Our first two dives were ok – a little disappointed at the visibility and lack of colourful coral and, but plenty of fish to be seen. We then had time to snorkel off the house reef before we headed out for a birthday dinner at our favourite beach restaurant. (In fact, there were only 2 places to eat and the menu comprised of noodle soup, fried rice or fried noodles – with a veggie or meat option!). This really was island living – no fancy restaurants etc, just a wee local shack by the water where you eat what you get whilst watching the children swimming in the sea and paddling around on their make shift polystyrene boats. Then it was back to the beach hut for some drinks on the veranda – all in all, a fabulous birthday – even if B didn’t get her red wine and chocolate!
Day two, we had a brilliant dive with very good visibility and a great reef with lots of coral and fish – why didn’t they take us there the day before?
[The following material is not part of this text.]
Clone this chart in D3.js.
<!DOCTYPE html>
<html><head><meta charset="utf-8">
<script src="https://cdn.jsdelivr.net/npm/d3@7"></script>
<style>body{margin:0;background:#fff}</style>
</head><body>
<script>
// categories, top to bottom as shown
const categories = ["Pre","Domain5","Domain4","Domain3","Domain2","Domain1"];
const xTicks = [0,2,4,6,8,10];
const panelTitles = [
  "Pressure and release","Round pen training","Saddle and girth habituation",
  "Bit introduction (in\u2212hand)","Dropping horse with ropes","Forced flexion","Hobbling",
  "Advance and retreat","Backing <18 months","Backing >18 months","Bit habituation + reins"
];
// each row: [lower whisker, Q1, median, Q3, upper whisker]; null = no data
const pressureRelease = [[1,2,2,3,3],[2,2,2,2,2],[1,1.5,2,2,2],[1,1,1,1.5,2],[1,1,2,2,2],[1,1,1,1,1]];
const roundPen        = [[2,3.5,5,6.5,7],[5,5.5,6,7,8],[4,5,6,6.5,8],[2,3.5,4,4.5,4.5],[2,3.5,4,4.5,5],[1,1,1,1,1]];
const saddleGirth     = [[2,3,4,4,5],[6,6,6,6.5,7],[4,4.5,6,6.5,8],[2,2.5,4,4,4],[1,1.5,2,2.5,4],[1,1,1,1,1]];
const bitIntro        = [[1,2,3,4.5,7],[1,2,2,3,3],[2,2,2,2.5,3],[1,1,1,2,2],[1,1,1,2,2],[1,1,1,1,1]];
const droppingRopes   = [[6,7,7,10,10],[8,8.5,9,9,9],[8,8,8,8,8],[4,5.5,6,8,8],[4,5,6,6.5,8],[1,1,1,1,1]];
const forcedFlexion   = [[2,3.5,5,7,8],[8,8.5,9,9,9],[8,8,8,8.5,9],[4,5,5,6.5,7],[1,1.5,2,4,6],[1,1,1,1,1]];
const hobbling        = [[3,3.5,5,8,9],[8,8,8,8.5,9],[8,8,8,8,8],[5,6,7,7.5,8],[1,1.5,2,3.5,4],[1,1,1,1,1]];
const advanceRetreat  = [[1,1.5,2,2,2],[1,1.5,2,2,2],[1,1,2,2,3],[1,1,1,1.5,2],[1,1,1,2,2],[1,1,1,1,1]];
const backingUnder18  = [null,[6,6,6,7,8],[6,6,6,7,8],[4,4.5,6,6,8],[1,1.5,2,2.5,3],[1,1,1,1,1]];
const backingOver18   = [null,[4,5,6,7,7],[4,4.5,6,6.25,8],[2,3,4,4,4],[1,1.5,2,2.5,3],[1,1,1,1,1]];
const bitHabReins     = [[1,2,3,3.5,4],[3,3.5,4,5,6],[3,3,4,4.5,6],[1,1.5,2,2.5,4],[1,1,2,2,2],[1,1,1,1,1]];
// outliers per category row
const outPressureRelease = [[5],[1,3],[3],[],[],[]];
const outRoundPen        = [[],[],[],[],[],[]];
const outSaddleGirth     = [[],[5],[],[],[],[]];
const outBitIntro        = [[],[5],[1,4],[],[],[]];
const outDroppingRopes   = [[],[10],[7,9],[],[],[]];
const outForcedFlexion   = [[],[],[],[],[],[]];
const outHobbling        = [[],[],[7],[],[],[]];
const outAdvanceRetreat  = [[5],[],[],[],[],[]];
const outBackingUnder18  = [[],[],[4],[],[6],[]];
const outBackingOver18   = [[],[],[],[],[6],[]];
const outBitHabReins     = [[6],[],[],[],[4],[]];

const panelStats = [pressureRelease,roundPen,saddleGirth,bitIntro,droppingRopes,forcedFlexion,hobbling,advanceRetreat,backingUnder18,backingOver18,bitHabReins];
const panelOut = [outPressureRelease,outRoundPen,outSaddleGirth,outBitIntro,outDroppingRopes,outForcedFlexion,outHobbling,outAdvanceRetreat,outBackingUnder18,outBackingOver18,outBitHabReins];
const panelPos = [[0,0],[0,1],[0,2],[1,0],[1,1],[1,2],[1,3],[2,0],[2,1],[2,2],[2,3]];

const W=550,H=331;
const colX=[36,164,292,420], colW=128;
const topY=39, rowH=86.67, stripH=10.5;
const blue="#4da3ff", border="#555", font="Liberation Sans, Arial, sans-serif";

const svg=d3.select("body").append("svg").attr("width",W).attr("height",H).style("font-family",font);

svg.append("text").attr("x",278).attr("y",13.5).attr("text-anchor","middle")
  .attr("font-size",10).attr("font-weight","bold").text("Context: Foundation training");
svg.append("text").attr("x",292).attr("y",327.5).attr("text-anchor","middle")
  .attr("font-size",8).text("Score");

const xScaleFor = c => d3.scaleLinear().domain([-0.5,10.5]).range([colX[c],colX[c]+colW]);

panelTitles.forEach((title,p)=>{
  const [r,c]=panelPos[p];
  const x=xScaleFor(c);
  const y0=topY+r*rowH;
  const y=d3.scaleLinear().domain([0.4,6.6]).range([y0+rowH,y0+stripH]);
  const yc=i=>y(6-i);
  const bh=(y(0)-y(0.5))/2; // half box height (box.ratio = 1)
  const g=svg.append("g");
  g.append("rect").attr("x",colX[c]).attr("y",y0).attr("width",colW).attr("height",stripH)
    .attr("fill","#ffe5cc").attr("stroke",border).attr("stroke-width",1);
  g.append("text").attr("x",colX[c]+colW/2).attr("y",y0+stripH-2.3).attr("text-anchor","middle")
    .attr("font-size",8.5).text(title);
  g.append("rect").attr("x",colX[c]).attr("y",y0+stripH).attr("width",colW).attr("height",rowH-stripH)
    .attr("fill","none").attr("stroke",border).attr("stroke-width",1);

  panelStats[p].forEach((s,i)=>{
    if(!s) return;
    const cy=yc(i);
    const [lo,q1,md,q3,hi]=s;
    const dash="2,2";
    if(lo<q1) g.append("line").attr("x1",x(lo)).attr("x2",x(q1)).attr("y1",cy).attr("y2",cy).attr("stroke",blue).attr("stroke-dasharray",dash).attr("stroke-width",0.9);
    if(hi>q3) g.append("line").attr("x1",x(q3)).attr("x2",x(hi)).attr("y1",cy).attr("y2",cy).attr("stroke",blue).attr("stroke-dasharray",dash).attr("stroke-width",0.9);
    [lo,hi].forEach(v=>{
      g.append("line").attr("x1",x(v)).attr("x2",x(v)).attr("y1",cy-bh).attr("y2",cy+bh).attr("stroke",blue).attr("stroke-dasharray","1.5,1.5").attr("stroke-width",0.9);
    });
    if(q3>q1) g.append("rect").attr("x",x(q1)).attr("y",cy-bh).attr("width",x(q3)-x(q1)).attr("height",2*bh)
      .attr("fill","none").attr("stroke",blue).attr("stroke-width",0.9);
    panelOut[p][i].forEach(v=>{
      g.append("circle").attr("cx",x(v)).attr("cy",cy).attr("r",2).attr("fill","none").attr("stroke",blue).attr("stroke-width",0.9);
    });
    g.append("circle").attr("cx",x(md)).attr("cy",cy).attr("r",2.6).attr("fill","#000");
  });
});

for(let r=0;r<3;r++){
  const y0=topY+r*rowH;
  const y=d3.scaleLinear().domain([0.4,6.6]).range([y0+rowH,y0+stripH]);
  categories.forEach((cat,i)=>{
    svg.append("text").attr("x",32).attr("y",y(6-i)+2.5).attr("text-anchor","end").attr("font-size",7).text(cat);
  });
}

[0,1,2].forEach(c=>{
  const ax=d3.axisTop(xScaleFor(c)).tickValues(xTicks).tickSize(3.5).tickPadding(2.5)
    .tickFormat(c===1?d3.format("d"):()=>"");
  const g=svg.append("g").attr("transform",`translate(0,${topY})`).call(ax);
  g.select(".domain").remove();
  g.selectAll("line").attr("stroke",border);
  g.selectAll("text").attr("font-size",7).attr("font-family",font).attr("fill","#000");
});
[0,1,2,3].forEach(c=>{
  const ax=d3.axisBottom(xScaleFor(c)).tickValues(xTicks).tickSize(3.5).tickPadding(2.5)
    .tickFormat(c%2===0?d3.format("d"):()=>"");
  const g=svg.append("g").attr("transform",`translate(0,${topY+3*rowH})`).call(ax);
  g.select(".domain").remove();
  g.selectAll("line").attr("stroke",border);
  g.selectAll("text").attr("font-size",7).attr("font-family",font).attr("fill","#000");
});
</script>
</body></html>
More snorkelling, more noodles, more rice and more soup was the agenda for the rest of days two and three, not to mention someone getting extremely sunburnt up the back of his legs because he refused to don the factor 50 sun block!!
The island is also home to a conservation project where volunteers help to survey the health of the coral reefs. The majority of volunteers are young travellers who come to the island to learn to dive before being put to work collecting data. The project has seen success over the years, both in terms of educating the local fisherman and modest regeneration of the reef coral.
Between the project and the dive school, they have brought employment and some prosperity to the island folk, whilst maintaining the natural charm of the island. Long may it continue!
We were very sorry to leave our island retreat but not before one last dip in the ocean. Just as we approached the jetty, we were invited out on the dive boat for what turned out to be a wonderful snorkel. As the rest dived in deeper waters, we explored the shallows around the islands rocky shores which abounded with huge shoals of fish and a diverse assortment of corals. What a way to end our time in ‘Paradise’.
With time to kill before returning to Phonm Penh, we had a few more days at Victory Hill where we seemed to be totally surrounded by French and Russian tourists. A side trip into the main tourist drag and beach confirmed that we had made the right decision not to stay there – the beach was lined with small bars and restaurants where cheap beer, food and loud music attracted the ‘twenty-something’ crowd. Meanwhile, off-shore, jet-skis buzzed around terrorising the bathers, adding further to the noise pollution. What a contrast to our Paradise island retreat (what boring old farts we’ve turned into!!).
P.S. We cheated! The photo at the start is of the aquarium in our Phonm Penh guesthouse! Don’t really approve, but it was beautiful!